**GIVEN REQUEST:**
Go through the entries below and pick out every line with "this".

**EXERCISE INPUT:**
■ ■ ■
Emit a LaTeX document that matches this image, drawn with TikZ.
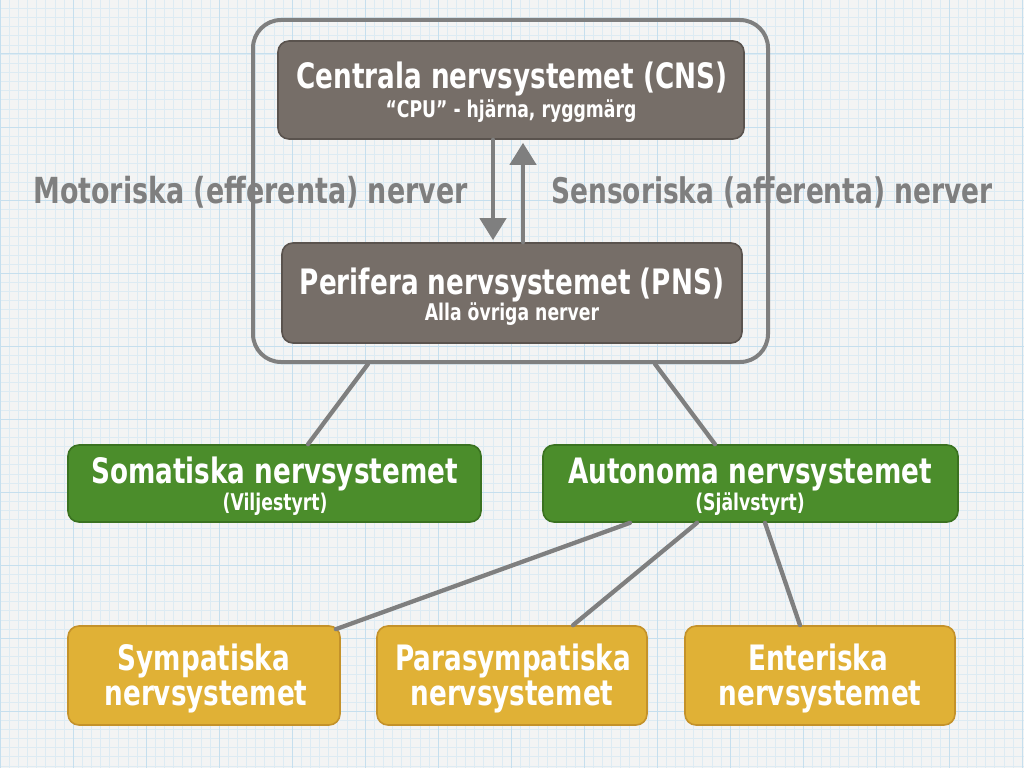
\documentclass[tikz,border=0pt]{standalone}
\usepackage{fontspec}
\newfontfamily\hand[FakeStretch=0.75]{DejaVu Sans}
\usetikzlibrary{arrows.meta}
\definecolor{paper}{HTML}{F3F4F4}
\definecolor{minorg}{HTML}{DDEBF3}
\definecolor{majorg}{HTML}{C6DFEE}
\definecolor{linegray}{HTML}{7F7F7F}
\definecolor{cnsfill}{HTML}{766E68}
\definecolor{cnsdraw}{HTML}{5A534E}
\definecolor{greenfill}{HTML}{4B8D2B}
\definecolor{greendraw}{HTML}{3A7220}
\definecolor{yellowfill}{HTML}{E0B136}
\definecolor{yellowdraw}{HTML}{C4922A}
\tikzset{
  minorline/.style={minorg, line width=0.5pt},
  majorline/.style={majorg, line width=1.0pt},
  boxbase/.style={rectangle, rounded corners=11pt, line width=1.6pt, inner sep=0pt},
  cnsbox/.style={boxbase, fill=cnsfill, draw=cnsdraw},
  greenbox/.style={boxbase, fill=greenfill, draw=greendraw},
  yellowbox/.style={boxbase, fill=yellowfill, draw=yellowdraw},
  outerbox/.style={rectangle, rounded corners=28pt, draw=linegray, line width=4pt, inner sep=0pt},
  bigtext/.style={text=white, font=\hand\bfseries\fontsize{35}{40}\selectfont, inner sep=0pt},
  smalltext/.style={text=white, font=\hand\bfseries\fontsize{23}{28}\selectfont, inner sep=0pt},
  sidetext/.style={text=linegray, font=\hand\bfseries\fontsize{#1}{40}\selectfont, inner sep=0pt},
  conn/.style={draw=linegray, line width=4.3pt, line cap=round},
  tip/.style={-{Triangle[width=26pt,length=22pt]}}
}
\begin{document}
\begin{tikzpicture}[x=1pt,y=-1pt]
\useasboundingbox (0,0) rectangle (1024,768);
\fill[paper] (0,0) rectangle (1024,768);
% grid
\foreach \i in {0,...,112} {\draw[minorline] (\i*9.125,0) -- (\i*9.125,768);}
\foreach \i in {0,...,84} {\draw[minorline] (0,8.375+\i*9.125) -- (1024,8.375+\i*9.125);}
\foreach \i in {0,...,14} {\draw[majorline] (\i*73,0) -- (\i*73,768);}
\foreach \i in {1,...,11} {\draw[majorline] (0,-19+\i*73) -- (1024,-19+\i*73);}

% boxes
\node[outerbox, minimum width=515pt, minimum height=342pt] (outer) at (510.5,191) {};
\node[cnsbox, minimum width=466pt, minimum height=98pt] (cns) at (511,90) {};
\node[cnsbox, minimum width=460pt, minimum height=100pt] (pns) at (512,293) {};
\node[greenbox, minimum width=413pt, minimum height=77pt] (soma) at (274.5,483.5) {};
\node[greenbox, minimum width=415pt, minimum height=77pt] (auto) at (750.5,483.5) {};
\node[yellowbox, minimum width=272pt, minimum height=99pt] (symp) at (204,675.5) {};
\node[yellowbox, minimum width=270pt, minimum height=99pt] (para) at (512,675.5) {};
\node[yellowbox, minimum width=270pt, minimum height=99pt] (ent) at (820,675.5) {};

% texts
\node[bigtext, anchor=base] (cnsT) at (512,88) {Centrala nervsystemet (CNS)};
\node[smalltext, anchor=base] (cnsS) at (511,117) {“CPU” - hjärna, ryggmärg};
\node[bigtext, anchor=base] (pnsT) at (512,294) {Perifera nervsystemet (PNS)};
\node[smalltext, anchor=base] (pnsS) at (512,320) {Alla övriga nerver};
\node[sidetext=35.9, anchor=base east] (motor) at (468,203) {Motoriska (efferenta) nerver};
\node[sidetext=35.3, anchor=base west] (sens) at (551,203) {Sensoriska (afferenta) nerver};
\node[bigtext, anchor=base] (somaT) at (274.5,483) {Somatiska nervsystemet};
\node[smalltext, anchor=base] (somaS) at (275,510) {(Viljestyrt)};
\node[bigtext, anchor=base] (autoT) at (750,483) {Autonoma nervsystemet};
\node[smalltext, anchor=base] (autoS) at (750,510) {(Självstyrt)};
\node[bigtext, anchor=base] (sympA) at (204,670) {Sympatiska};
\node[bigtext, anchor=base] (sympB) at (206,705) {nervsystemet};
\node[bigtext, anchor=base] (paraA) at (513,670) {Parasympatiska};
\node[bigtext, anchor=base] (paraB) at (512,705) {nervsystemet};
\node[bigtext, anchor=base] (entA) at (818,670) {Enteriska};
\node[bigtext, anchor=base] (entB) at (820,705) {nervsystemet};

% connectors
\draw[conn, tip] ([xshift=-18pt]cns.south) -- ([xshift=-19pt,yshift=2pt]pns.north);
\draw[conn, tip] ([xshift=11pt]pns.north) -- ([xshift=12pt,yshift=-3pt]cns.south);
\draw[conn] ([xshift=-142.5pt]outer.south) -- ([xshift=33.5pt]soma.north);
\draw[conn] ([xshift=144.5pt]outer.south) -- ([xshift=-35.5pt]auto.north);
\draw[conn] ([xshift=-120.5pt]auto.south) -- ([xshift=-5pt,yshift=-4pt]symp.north east);
\draw[conn] ([xshift=-53.5pt]auto.south) -- ([xshift=61pt]para.north);
\draw[conn] ([xshift=14.5pt]auto.south) -- ([xshift=-20pt]ent.north);
\end{tikzpicture}
\end{document}
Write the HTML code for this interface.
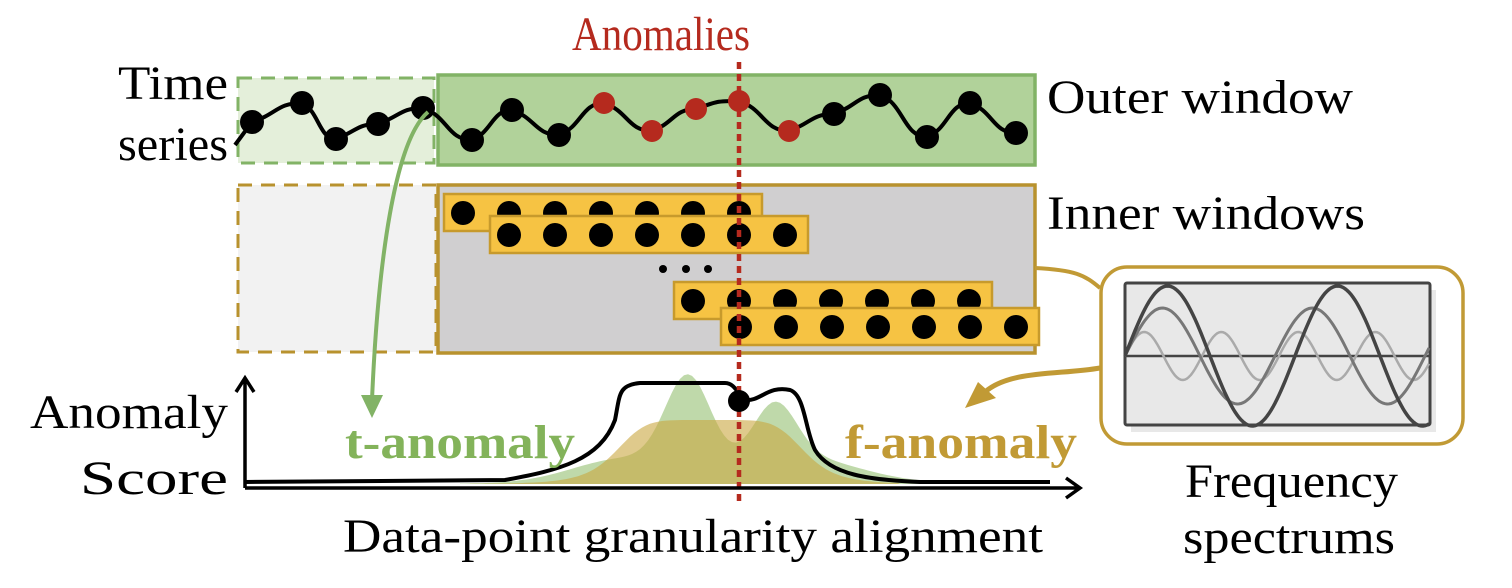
<!DOCTYPE html>
<html><head><meta charset="utf-8"><style>
html,body{margin:0;padding:0;background:#fff;}
svg{display:block;font-family:"Liberation Serif",serif;}
</style></head><body>
<svg id="fig" width="1512" height="588" viewBox="0 0 1512 588">
<rect x="238" y="78" width="196" height="85" fill="#e4efda" stroke="#82b366" stroke-width="3" stroke-dasharray="14 9"/>
<rect x="438" y="75" width="597" height="90" fill="#b1d29a" stroke="#82b366" stroke-width="3.5"/>
<rect x="238" y="185" width="198" height="167" fill="#f2f2f2" stroke="#b8922e" stroke-width="3" stroke-dasharray="14 9"/>
<rect x="438" y="185" width="597" height="168" fill="#d0cfd0" stroke="#b8922e" stroke-width="3.5"/>
<g id="rows"></g>
<g><circle cx="663" cy="269" r="4"/><circle cx="686" cy="269" r="4"/><circle cx="708" cy="269" r="4"/></g>
<path id="ts" fill="none" stroke="#000" stroke-width="4"/>
<g id="tsdots"></g>
<path id="greenArea" fill="#a9cc8e" opacity="0.75"/>
<path id="tanArea" fill="#c9a640" opacity="0.6"/>
<path d="M245,482 L505,480 C560,470 600,460 615,420 C620,395 618,385 640,383 L725,383 C735,383 738,395 745,400 C760,402 768,385 790,390 C805,395 805,430 815,450 C830,475 870,480 920,482 L1050,482" fill="none" stroke="#000" stroke-width="4"/>
<line x1="739" y1="62" x2="739" y2="505" stroke="#b52a1e" stroke-width="4.5" stroke-dasharray="7 5"/>
<circle cx="739" cy="401" r="11" fill="#000"/>
<g stroke="#000" stroke-width="3.5" fill="none">
<path d="M245,488 L245,378 M236,392 L245,378 L254,392"/>
<path d="M245,488 L1080,488 M1066,478 L1080,488 L1066,498"/>
</g>
<path d="M428,112 C395,140 378,260 372,400" fill="none" stroke="#82b366" stroke-width="4"/>
<path d="M361,395 L372,418 L383,395 Z" fill="#82b366"/>
<path d="M1035,268 C1075,270 1085,275 1100,288" fill="none" stroke="#c19a35" stroke-width="4"/>
<path d="M1100,368 C1060,375 1010,370 985,392" fill="none" stroke="#c19a35" stroke-width="5"/>
<path d="M965,408 L978,382 L996,398 Z" fill="#c19a35"/>
<rect x="1101" y="267" width="362" height="177" rx="26" fill="#fff" stroke="#c19a35" stroke-width="3.5"/>
<rect x="1131" y="290" width="305" height="142" fill="#d9d9d9" opacity="0.6"/>
<rect x="1125" y="283" width="305" height="142" fill="#e8e8e8" stroke="#444" stroke-width="3" rx="2"/>
<line x1="1125" y1="356" x2="1430" y2="356" stroke="#444" stroke-width="2.5"/>
<path id="w3" fill="none" stroke="#aaa" stroke-width="2.5"/>
<path id="w2" fill="none" stroke="#777" stroke-width="3"/>
<path id="w1" fill="none" stroke="#444" stroke-width="3.5"/>
<g font-size="48" fill="#000">
<text x="572" y="50" textLength="178" lengthAdjust="spacingAndGlyphs" fill="#b52a1e">Anomalies</text>
<text x="118" y="99" textLength="110" lengthAdjust="spacingAndGlyphs">Time</text>
<text x="118" y="160" textLength="110" lengthAdjust="spacingAndGlyphs">series</text>
<text x="1047" y="113" textLength="306" lengthAdjust="spacingAndGlyphs">Outer window</text>
<text x="1047" y="229" textLength="318" lengthAdjust="spacingAndGlyphs">Inner windows</text>
<text x="30" y="428" textLength="198" lengthAdjust="spacingAndGlyphs">Anomaly</text>
<text x="80" y="494" textLength="148" lengthAdjust="spacingAndGlyphs">Score</text>
<text x="343" y="552" textLength="700" lengthAdjust="spacingAndGlyphs">Data-point granularity alignment</text>
<text x="1185" y="497" textLength="213" lengthAdjust="spacingAndGlyphs">Frequency</text>
<text x="1183" y="553" textLength="212" lengthAdjust="spacingAndGlyphs">spectrums</text>
<text x="345" y="458" textLength="230" lengthAdjust="spacingAndGlyphs" font-weight="bold" fill="#83b35a">t-anomaly</text>
<text x="845" y="458" textLength="232" lengthAdjust="spacingAndGlyphs" font-weight="bold" fill="#c19a35">f-anomaly</text>
</g>
</svg>
<script>
const NS="http://www.w3.org/2000/svg";
const ptX=[252,302,336,378,423,472,512,559,604,652,696,739,789,834,880,927,970,1016];
const ptY=[122,103,139,124,108,140,110,135,103,131,109,101,131,114,95,137,103,133];
const ptRed=[0,0,0,0,0,0,0,0,1,1,1,1,1,0,0,0,0,0];
const rowStart=[463,509,693,740];
const rowY=[213,235,301,327];
const rowCount=[7,7,7,7];
let d="M235,145 L"+ptX[0]+","+ptY[0];
for(let i=1;i<ptX.length;i++){
 const x0=ptX[i-1],y0=ptY[i-1],x1=ptX[i],y1=ptY[i],mx=(x0+x1)/2;
 d+=` C${mx},${y0-(y1>y0?-8:8)} ${mx},${y1} ${x1},${y1}`;
}
document.getElementById('ts').setAttribute('d',d);
const dg=document.getElementById('tsdots');
for(let i=0;i<ptX.length;i++){
 const c=document.createElementNS(NS,'circle');
 c.setAttribute('cx',ptX[i]);c.setAttribute('cy',ptY[i]);c.setAttribute('r',ptRed[i]?11:12);
 c.setAttribute('fill',ptRed[i]?'#b52a1e':'#000');
 
 
 dg.appendChild(c);
}
const rg=document.getElementById('rows');
for(let r=0;r<rowStart.length;r++){
 const rect=document.createElementNS(NS,'rect');
 rect.setAttribute('x',rowStart[r]-19);rect.setAttribute('y',rowY[r]-19);
 rect.setAttribute('width',(rowCount[r]-1)*46+42);rect.setAttribute('height',37);
 rect.setAttribute('fill','#f6c343');rect.setAttribute('stroke','#c79a2c');rect.setAttribute('stroke-width','2.5');
 
 
 rg.appendChild(rect);
 for(let k=0;k<rowCount[r];k++){
  const c=document.createElementNS(NS,'circle');
  c.setAttribute('cx',rowStart[r]+k*46);c.setAttribute('cy',rowY[r]);c.setAttribute('r',12);
  
  
  rg.appendChild(c);
 }
}
function bump(parts){let s="M460,484";for(let x=460;x<=1000;x+=4){let y=0;for(const p of parts)y+=p[0]*Math.exp(-Math.pow((x-p[1])/p[2],2));s+=` L${x},${(484-y).toFixed(1)}`;}return s+" L1000,484 Z";}
document.getElementById('greenArea').setAttribute('d',bump([[90,688,32],[55,775,30],[20,620,70],[20,800,80],[10,730,140]]));
let t="M470,484";for(let x=470;x<=900;x+=4){const y=64/(1+Math.pow(Math.abs(x-710)/95,6));t+=` L${x},${(484-y).toFixed(1)}`;}
document.getElementById('tanArea').setAttribute('d',t+" L900,484 Z");
function wave(id,A,P){let s="";for(let x=1125;x<=1430;x+=2){s+=(s?" L":"M")+x+","+(356-A*Math.sin(2*Math.PI*(x-1125)/P)).toFixed(1);}document.getElementById(id).setAttribute('d',s);}
wave('w1',70,170);wave('w2',48,150);wave('w3',24,77);
</script>
</body></html>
■ ■ ■
**WORKED ANSWER:**
Emit a LaTeX document that matches this image, drawn with TikZ.
Write the HTML code for this interface.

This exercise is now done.